» Required task: Make an exact transcription of the material, leaving out all images.

» Material provided:
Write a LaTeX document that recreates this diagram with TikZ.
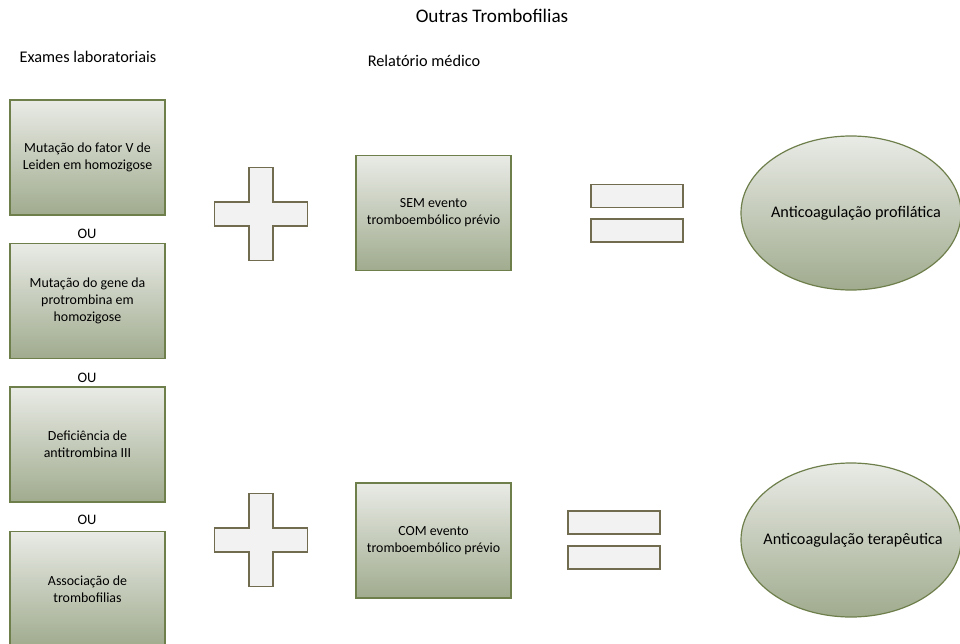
\documentclass[tikz,border=0pt]{standalone}
\usepackage{fontspec}
\setmainfont{Carlito}
\usetikzlibrary{positioning}
\usetikzlibrary{shapes.geometric}

\definecolor{boxtop}{HTML}{E9EBE6}
\definecolor{boxbot}{HTML}{A0AB8E}
\definecolor{boxline}{HTML}{6E7F4C}
\definecolor{signfill}{HTML}{F2F2F2}
\definecolor{signline}{HTML}{716B50}

\tikzset{
  exambox/.style={rectangle, draw=boxline, line width=1.5pt, top color=boxtop, bottom color=boxbot, minimum width=155pt, minimum height=115pt, align=center, inner sep=0pt, font=\fontsize{13.9}{17}\selectfont},
  resultoval/.style={ellipse, draw=boxline, line width=1.2pt, top color=boxtop, bottom color=boxbot, minimum width=220pt, minimum height=154pt, inner sep=0pt, font=\fontsize{16.2}{19}\selectfont},
  eqbar/.style={rectangle, draw=signline, line width=1.5pt, fill=signfill, minimum width=92pt, minimum height=23pt, inner sep=0pt},
  plussign/.style={draw=signline, line width=1.5pt, fill=signfill},
  heading/.style={font=\fontsize{16.3}{19}\selectfont},
  orword/.style={font=\fontsize{14.5}{17}\selectfont},
}

\newcommand{\plusmark}[1]{%
  \draw[plussign] (#1) ++(-12,-46.5) -- ++(24,0) -- ++(0,34.5) -- ++(34.5,0) -- ++(0,24) -- ++(-34.5,0) -- ++(0,34.5) -- ++(-24,0) -- ++(0,-34.5) -- ++(-34.5,0) -- ++(0,-24) -- ++(34.5,0) -- cycle;}

\begin{document}
\begin{tikzpicture}[x=1pt, y=-1pt]
            \useasboundingbox (0,0) rectangle (960,644);
            \clip (0,0) rectangle (960,644);

            % headings
            \node (title) at (492,16) [font=\fontsize{19.2}{22}\selectfont]{Outras Trombofilias};
            \node (labhead) at (88,57) [heading]{Exames laboratoriais};
            \node (rephead) at (424,61) [heading]{Relatório médico};

            % laboratory tests
            \node (lab1) at (87.5,157.5) [exambox]{Mutação do fator V de\\Leiden em homozigose};
            \node (or1) at (87,234) [orword]{OU};
            \node (lab2) at (87.5,301) [exambox]{Mutação do gene da\\protrombina em\\homozigose};
            \node (or2) at (87,378) [orword]{OU};
            \node (lab3) at (87.5,444.5) [exambox]{Deficiência de\\antitrombina III};
            \node (or3) at (87,520) [orword]{OU};
            \node (lab4) at (87.5,589) [exambox]{Associação de\\trombofilias};

            % plus signs
            \coordinate (plus1) at (261,214);
            \coordinate (plus2) at (261,540);
            \plusmark{plus1}
            \plusmark{plus2}

            % medical report
            \node (sem) at (433.5,213) [exambox]{SEM evento\\tromboembólico prévio};
            \node (com) at (433.5,540.5) [exambox]{COM evento\\tromboembólico prévio};

            % equals signs
            \node (eq1a) at (637,196) [eqbar]{};
            \node (eq1b) at (637,230.5) [eqbar]{};
            \node (eq2a) at (614,522.5) [eqbar]{};
            \node (eq2b) at (614,557.5) [eqbar]{};

            % results
            \node (prof) at (851,213) [resultoval]{\makebox[0pt]{\hspace{10pt}Anticoagulação profilática}};
            \node (ther) at (851,540) [resultoval]{\makebox[0pt]{\hspace{4pt}Anticoagulação terapêutica}};

        \end{tikzpicture}
\end{document}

» Solution for this problem:
Write a LaTeX document that recreates this diagram with TikZ.
\documentclass[tikz,border=0pt]{standalone}
\usepackage{fontspec}
\setmainfont{Carlito}
\usetikzlibrary{positioning}
\usetikzlibrary{shapes.geometric}

\definecolor{boxtop}{HTML}{E9EBE6}
\definecolor{boxbot}{HTML}{A0AB8E}
\definecolor{boxline}{HTML}{6E7F4C}
\definecolor{signfill}{HTML}{F2F2F2}
\definecolor{signline}{HTML}{716B50}

\tikzset{
  exambox/.style={rectangle, draw=boxline, line width=1.5pt, top color=boxtop, bottom color=boxbot, minimum width=155pt, minimum height=115pt, align=center, inner sep=0pt, font=\fontsize{13.9}{17}\selectfont},
  resultoval/.style={ellipse, draw=boxline, line width=1.2pt, top color=boxtop, bottom color=boxbot, minimum width=220pt, minimum height=154pt, inner sep=0pt, font=\fontsize{16.2}{19}\selectfont},
  eqbar/.style={rectangle, draw=signline, line width=1.5pt, fill=signfill, minimum width=92pt, minimum height=23pt, inner sep=0pt},
  plussign/.style={draw=signline, line width=1.5pt, fill=signfill},
  heading/.style={font=\fontsize{16.3}{19}\selectfont},
  orword/.style={font=\fontsize{14.5}{17}\selectfont},
}

\newcommand{\plusmark}[1]{%
  \draw[plussign] (#1) ++(-12,-46.5) -- ++(24,0) -- ++(0,34.5) -- ++(34.5,0) -- ++(0,24) -- ++(-34.5,0) -- ++(0,34.5) -- ++(-24,0) -- ++(0,-34.5) -- ++(-34.5,0) -- ++(0,-24) -- ++(34.5,0) -- cycle;}

\begin{document}
\begin{tikzpicture}[x=1pt, y=-1pt]
            \useasboundingbox (0,0) rectangle (960,644);
            \clip (0,0) rectangle (960,644);

            % headings
            \node (title) at (492,16) [font=\fontsize{19.2}{22}\selectfont]{Outras Trombofilias};
            \node (labhead) at (88,57) [heading]{Exames laboratoriais};
            \node (rephead) at (424,61) [heading]{Relatório médico};

            % laboratory tests
            \node (lab1) at (87.5,157.5) [exambox]{Mutação do fator V de\\Leiden em homozigose};
            \node (or1) at (87,234) [orword]{OU};
            \node (lab2) at (87.5,301) [exambox]{Mutação do gene da\\protrombina em\\homozigose};
            \node (or2) at (87,378) [orword]{OU};
            \node (lab3) at (87.5,444.5) [exambox]{Deficiência de\\antitrombina III};
            \node (or3) at (87,520) [orword]{OU};
            \node (lab4) at (87.5,589) [exambox]{Associação de\\trombofilias};

            % plus signs
            \coordinate (plus1) at (261,214);
            \coordinate (plus2) at (261,540);
            \plusmark{plus1}
            \plusmark{plus2}

            % medical report
            \node (sem) at (433.5,213) [exambox]{SEM evento\\tromboembólico prévio};
            \node (com) at (433.5,540.5) [exambox]{COM evento\\tromboembólico prévio};

            % equals signs
            \node (eq1a) at (637,196) [eqbar]{};
            \node (eq1b) at (637,230.5) [eqbar]{};
            \node (eq2a) at (614,522.5) [eqbar]{};
            \node (eq2b) at (614,557.5) [eqbar]{};

            % results
            \node (prof) at (851,213) [resultoval]{\makebox[0pt]{\hspace{10pt}Anticoagulação profilática}};
            \node (ther) at (851,540) [resultoval]{\makebox[0pt]{\hspace{4pt}Anticoagulação terapêutica}};

        \end{tikzpicture}
\end{document}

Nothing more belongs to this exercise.